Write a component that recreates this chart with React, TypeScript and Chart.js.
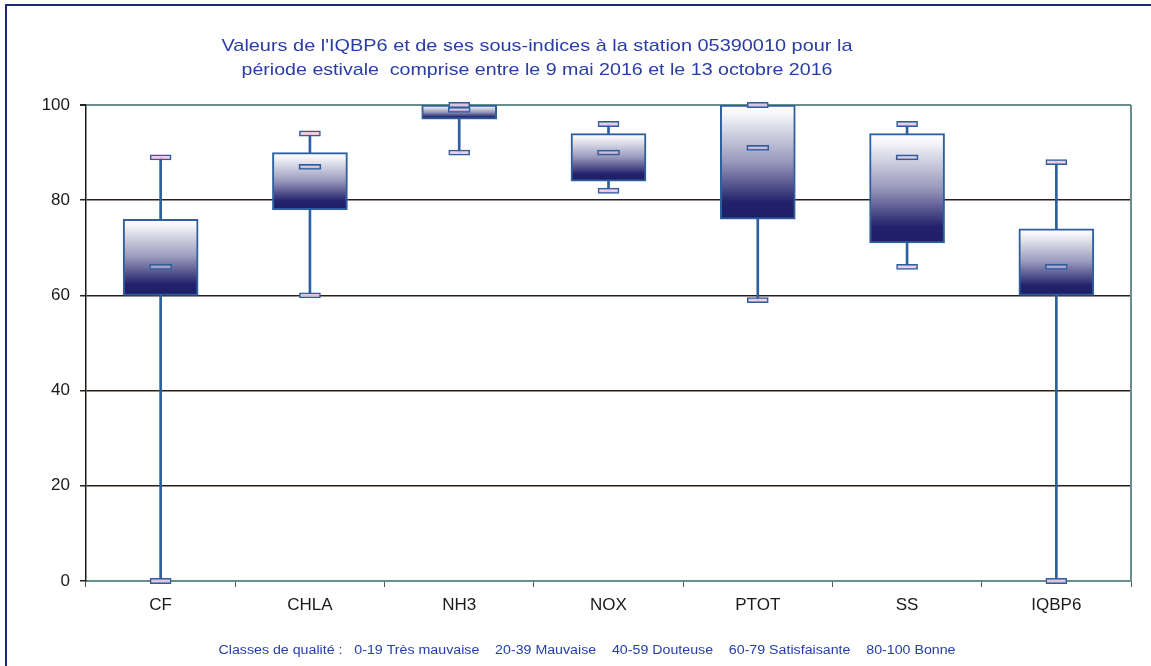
import React, { useEffect, useRef } from "react";
import { Chart, registerables } from "chart.js";

Chart.register(...registerables);

const categories = ["CF", "CHLA", "NH3", "NOX", "PTOT", "SS", "IQBP6"];
const minValues = [0, 60, 90, 82, 59, 66, 0];
const q1Values = [60, 78, 97, 84, 76, 71, 60];
const medianValues = [66, 87, 99, 90, 91, 89, 66];
const q3Values = [76, 90, 100, 94, 100, 94, 74];
const maxValues = [89, 94, 100, 96, 100, 96, 88];
const yTicks = [0, 20, 40, 60, 80, 100];

const titleLines = [
  "Valeurs de l'IQBP6 et de ses sous-indices à la station 05390010 pour la",
  "période estivale  comprise entre le 9 mai 2016 et le 13 octobre 2016",
];
const footerText =
  "Classes de qualité :   0-19 Très mauvaise    20-39 Mauvaise    40-59 Douteuse    60-79 Satisfaisante    80-100 Bonne";

const FONT = "'Liberation Sans', Arial, sans-serif";
const BORDER_BLUE = "#2d5f9e";
const TEAL = "#6a8e90";
const GRID_DARK = "#2a1c16";
const MARK_HALF = 0.55;

function fitText(ctx: CanvasRenderingContext2D, text: string, cx: number, cy: number, width: number) {
  const w = ctx.measureText(text).width;
  ctx.save();
  ctx.translate(cx, cy);
  ctx.scale(width / w, 1);
  ctx.textAlign = "center";
  ctx.textBaseline = "middle";
  ctx.fillText(text, 0, 0);
  ctx.restore();
}

const decorPlugin = {
  id: "decor",
  afterDraw(chart: any) {
    const { ctx, chartArea } = chart;
    ctx.save();
    ctx.strokeStyle = TEAL;
    ctx.lineWidth = 2;
    ctx.beginPath();
    ctx.moveTo(chartArea.right, chartArea.top);
    ctx.lineTo(chartArea.right, chartArea.bottom);
    ctx.stroke();
    ctx.fillStyle = "#2a3ca6";
    ctx.font = `17px ${FONT}`;
    fitText(ctx, titleLines[0], 537, 46, 631);
    fitText(ctx, titleLines[1], 537, 70, 591);
    ctx.fillStyle = "#2440a8";
    ctx.font = `12.5px ${FONT}`;
    fitText(ctx, footerText, 587, 651, 737);
    ctx.restore();
  },
};

function boxGradient(c: any) {
  const chart = c.chart;
  const y = chart.scales && chart.scales.y;
  if (!y || c.type !== "data") return "#ffffff";
  const i = c.dataIndex;
  const top = y.getPixelForValue(q3Values[i]);
  const bot = y.getPixelForValue(q1Values[i]);
  if (!isFinite(top) || !isFinite(bot) || top === bot) return "#ffffff";
  const g = chart.ctx.createLinearGradient(0, top, 0, bot);
  g.addColorStop(0, "#ffffff");
  g.addColorStop(0.08, "#f6f6fa");
  g.addColorStop(0.5, "#9898bc");
  g.addColorStop(0.85, "#22226c");
  g.addColorStop(1, "#1e1e68");
  return g;
}

export default function App() {
  const ref = useRef<HTMLCanvasElement | null>(null);

  useEffect(() => {
    if (!ref.current) return;
    const markStyle = {
      borderColor: BORDER_BLUE,
      borderWidth: 1.5,
      borderSkipped: false,
      grouped: false,
      clip: false,
    };
    const chart = new Chart(ref.current, {
      type: "bar",
      data: {
        labels: categories,
        datasets: [
          {
            label: "whisker",
            data: categories.map((_, i) => [minValues[i], maxValues[i]]),
            backgroundColor: BORDER_BLUE,
            borderWidth: 0,
            barThickness: 2,
            grouped: false,
            order: 4,
            clip: false,
          } as any,
          {
            label: "box",
            data: categories.map((_, i) => [q1Values[i], q3Values[i]]),
            backgroundColor: boxGradient,
            borderColor: BORDER_BLUE,
            borderWidth: 2,
            borderSkipped: false,
            barThickness: 75,
            grouped: false,
            order: 3,
            clip: false,
          } as any,
          {
            label: "min",
            data: categories.map((_, i) => [minValues[i] - MARK_HALF, minValues[i] + MARK_HALF]),
            backgroundColor: "rgba(240,205,228,0.9)",
            barThickness: 21,
            order: 2,
            ...markStyle,
          } as any,
          {
            label: "max",
            data: categories.map((_, i) => [maxValues[i] - MARK_HALF, maxValues[i] + MARK_HALF]),
            backgroundColor: "rgba(240,205,228,0.9)",
            barThickness: 21,
            order: 2,
            ...markStyle,
          } as any,
          {
            label: "median",
            data: categories.map((_, i) => [medianValues[i] - MARK_HALF, medianValues[i] + MARK_HALF]),
            backgroundColor: "rgba(235,200,225,0.55)",
            barThickness: 22,
            order: 1,
            ...markStyle,
          } as any,
        ],
      },
      options: {
        responsive: false,
        animation: false,
        layout: { padding: { left: 0, right: 20, top: 105, bottom: 0 } },
        plugins: {
          legend: { display: false },
          tooltip: { enabled: false },
          title: { display: false },
        },
        scales: {
          x: {
            offset: true,
            grid: {
              offset: true,
              drawOnChartArea: false,
              drawTicks: true,
              tickLength: 6,
              tickColor: "#555",
            },
            border: { color: TEAL, width: 2 },
            ticks: {
              color: "#1a1a1a",
              font: { family: FONT, size: 17 },
              padding: 8,
            },
            afterFit: (s: any) => {
              s.height = 85;
            },
          },
          y: {
            min: 0,
            max: 100,
            afterBuildTicks: (s: any) => {
              s.ticks = yTicks.map((v) => ({ value: v }));
            },
            grid: {
              color: (c: any) =>
                c.tick && (c.tick.value === 100 || c.tick.value === 0) ? TEAL : GRID_DARK,
              lineWidth: (c: any) => (c.tick && c.tick.value === 100 ? 2 : 1.5),
              tickColor: "#222",
              tickLength: 6,
            },
            border: { color: "#1a1a1a", width: 1.5 },
            ticks: {
              color: "#1a1a1a",
              font: { family: FONT, size: 17 },
              padding: 10,
            },
            afterFit: (s: any) => {
              s.width = 86;
            },
          },
        },
      },
      plugins: [decorPlugin],
    });
    return () => chart.destroy();
  }, []);

  return (
    <div style={{ position: "absolute", left: 0, top: 0, width: 1151, height: 666, background: "#ffffff" }}>
      <canvas ref={ref} width={1151} height={666} style={{ position: "absolute", left: 0, top: 0 }} />
      <div
        style={{
          position: "absolute",
          left: 5,
          top: 4,
          width: 1146,
          height: 662,
          borderTop: "2px solid #1c2a70",
          borderLeft: "2px solid #1c2a70",
          boxSizing: "border-box",
          pointerEvents: "none",
        }}
      />
    </div>
  );
}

****

» **Aim of the task**: Leaving the pictures aside, transcribe the entire listing exactly.

» **Result of this task**:
Write a component that recreates this chart with React, TypeScript and Chart.js.
import React, { useEffect, useRef } from "react";
import { Chart, registerables } from "chart.js";

Chart.register(...registerables);

const categories = ["CF", "CHLA", "NH3", "NOX", "PTOT", "SS", "IQBP6"];
const minValues = [0, 60, 90, 82, 59, 66, 0];
const q1Values = [60, 78, 97, 84, 76, 71, 60];
const medianValues = [66, 87, 99, 90, 91, 89, 66];
const q3Values = [76, 90, 100, 94, 100, 94, 74];
const maxValues = [89, 94, 100, 96, 100, 96, 88];
const yTicks = [0, 20, 40, 60, 80, 100];

const titleLines = [
  "Valeurs de l'IQBP6 et de ses sous-indices à la station 05390010 pour la",
  "période estivale  comprise entre le 9 mai 2016 et le 13 octobre 2016",
];
const footerText =
  "Classes de qualité :   0-19 Très mauvaise    20-39 Mauvaise    40-59 Douteuse    60-79 Satisfaisante    80-100 Bonne";

const FONT = "'Liberation Sans', Arial, sans-serif";
const BORDER_BLUE = "#2d5f9e";
const TEAL = "#6a8e90";
const GRID_DARK = "#2a1c16";
const MARK_HALF = 0.55;

function fitText(ctx: CanvasRenderingContext2D, text: string, cx: number, cy: number, width: number) {
  const w = ctx.measureText(text).width;
  ctx.save();
  ctx.translate(cx, cy);
  ctx.scale(width / w, 1);
  ctx.textAlign = "center";
  ctx.textBaseline = "middle";
  ctx.fillText(text, 0, 0);
  ctx.restore();
}

const decorPlugin = {
  id: "decor",
  afterDraw(chart: any) {
    const { ctx, chartArea } = chart;
    ctx.save();
    ctx.strokeStyle = TEAL;
    ctx.lineWidth = 2;
    ctx.beginPath();
    ctx.moveTo(chartArea.right, chartArea.top);
    ctx.lineTo(chartArea.right, chartArea.bottom);
    ctx.stroke();
    ctx.fillStyle = "#2a3ca6";
    ctx.font = `17px ${FONT}`;
    fitText(ctx, titleLines[0], 537, 46, 631);
    fitText(ctx, titleLines[1], 537, 70, 591);
    ctx.fillStyle = "#2440a8";
    ctx.font = `12.5px ${FONT}`;
    fitText(ctx, footerText, 587, 651, 737);
    ctx.restore();
  },
};

function boxGradient(c: any) {
  const chart = c.chart;
  const y = chart.scales && chart.scales.y;
  if (!y || c.type !== "data") return "#ffffff";
  const i = c.dataIndex;
  const top = y.getPixelForValue(q3Values[i]);
  const bot = y.getPixelForValue(q1Values[i]);
  if (!isFinite(top) || !isFinite(bot) || top === bot) return "#ffffff";
  const g = chart.ctx.createLinearGradient(0, top, 0, bot);
  g.addColorStop(0, "#ffffff");
  g.addColorStop(0.08, "#f6f6fa");
  g.addColorStop(0.5, "#9898bc");
  g.addColorStop(0.85, "#22226c");
  g.addColorStop(1, "#1e1e68");
  return g;
}

export default function App() {
  const ref = useRef<HTMLCanvasElement | null>(null);

  useEffect(() => {
    if (!ref.current) return;
    const markStyle = {
      borderColor: BORDER_BLUE,
      borderWidth: 1.5,
      borderSkipped: false,
      grouped: false,
      clip: false,
    };
    const chart = new Chart(ref.current, {
      type: "bar",
      data: {
        labels: categories,
        datasets: [
          {
            label: "whisker",
            data: categories.map((_, i) => [minValues[i], maxValues[i]]),
            backgroundColor: BORDER_BLUE,
            borderWidth: 0,
            barThickness: 2,
            grouped: false,
            order: 4,
            clip: false,
          } as any,
          {
            label: "box",
            data: categories.map((_, i) => [q1Values[i], q3Values[i]]),
            backgroundColor: boxGradient,
            borderColor: BORDER_BLUE,
            borderWidth: 2,
            borderSkipped: false,
            barThickness: 75,
            grouped: false,
            order: 3,
            clip: false,
          } as any,
          {
            label: "min",
            data: categories.map((_, i) => [minValues[i] - MARK_HALF, minValues[i] + MARK_HALF]),
            backgroundColor: "rgba(240,205,228,0.9)",
            barThickness: 21,
            order: 2,
            ...markStyle,
          } as any,
          {
            label: "max",
            data: categories.map((_, i) => [maxValues[i] - MARK_HALF, maxValues[i] + MARK_HALF]),
            backgroundColor: "rgba(240,205,228,0.9)",
            barThickness: 21,
            order: 2,
            ...markStyle,
          } as any,
          {
            label: "median",
            data: categories.map((_, i) => [medianValues[i] - MARK_HALF, medianValues[i] + MARK_HALF]),
            backgroundColor: "rgba(235,200,225,0.55)",
            barThickness: 22,
            order: 1,
            ...markStyle,
          } as any,
        ],
      },
      options: {
        responsive: false,
        animation: false,
        layout: { padding: { left: 0, right: 20, top: 105, bottom: 0 } },
        plugins: {
          legend: { display: false },
          tooltip: { enabled: false },
          title: { display: false },
        },
        scales: {
          x: {
            offset: true,
            grid: {
              offset: true,
              drawOnChartArea: false,
              drawTicks: true,
              tickLength: 6,
              tickColor: "#555",
            },
            border: { color: TEAL, width: 2 },
            ticks: {
              color: "#1a1a1a",
              font: { family: FONT, size: 17 },
              padding: 8,
            },
            afterFit: (s: any) => {
              s.height = 85;
            },
          },
          y: {
            min: 0,
            max: 100,
            afterBuildTicks: (s: any) => {
              s.ticks = yTicks.map((v) => ({ value: v }));
            },
            grid: {
              color: (c: any) =>
                c.tick && (c.tick.value === 100 || c.tick.value === 0) ? TEAL : GRID_DARK,
              lineWidth: (c: any) => (c.tick && c.tick.value === 100 ? 2 : 1.5),
              tickColor: "#222",
              tickLength: 6,
            },
            border: { color: "#1a1a1a", width: 1.5 },
            ticks: {
              color: "#1a1a1a",
              font: { family: FONT, size: 17 },
              padding: 10,
            },
            afterFit: (s: any) => {
              s.width = 86;
            },
          },
        },
      },
      plugins: [decorPlugin],
    });
    return () => chart.destroy();
  }, []);

  return (
    <div style={{ position: "absolute", left: 0, top: 0, width: 1151, height: 666, background: "#ffffff" }}>
      <canvas ref={ref} width={1151} height={666} style={{ position: "absolute", left: 0, top: 0 }} />
      <div
        style={{
          position: "absolute",
          left: 5,
          top: 4,
          width: 1146,
          height: 662,
          borderTop: "2px solid #1c2a70",
          borderLeft: "2px solid #1c2a70",
          boxSizing: "border-box",
          pointerEvents: "none",
        }}
      />
    </div>
  );
}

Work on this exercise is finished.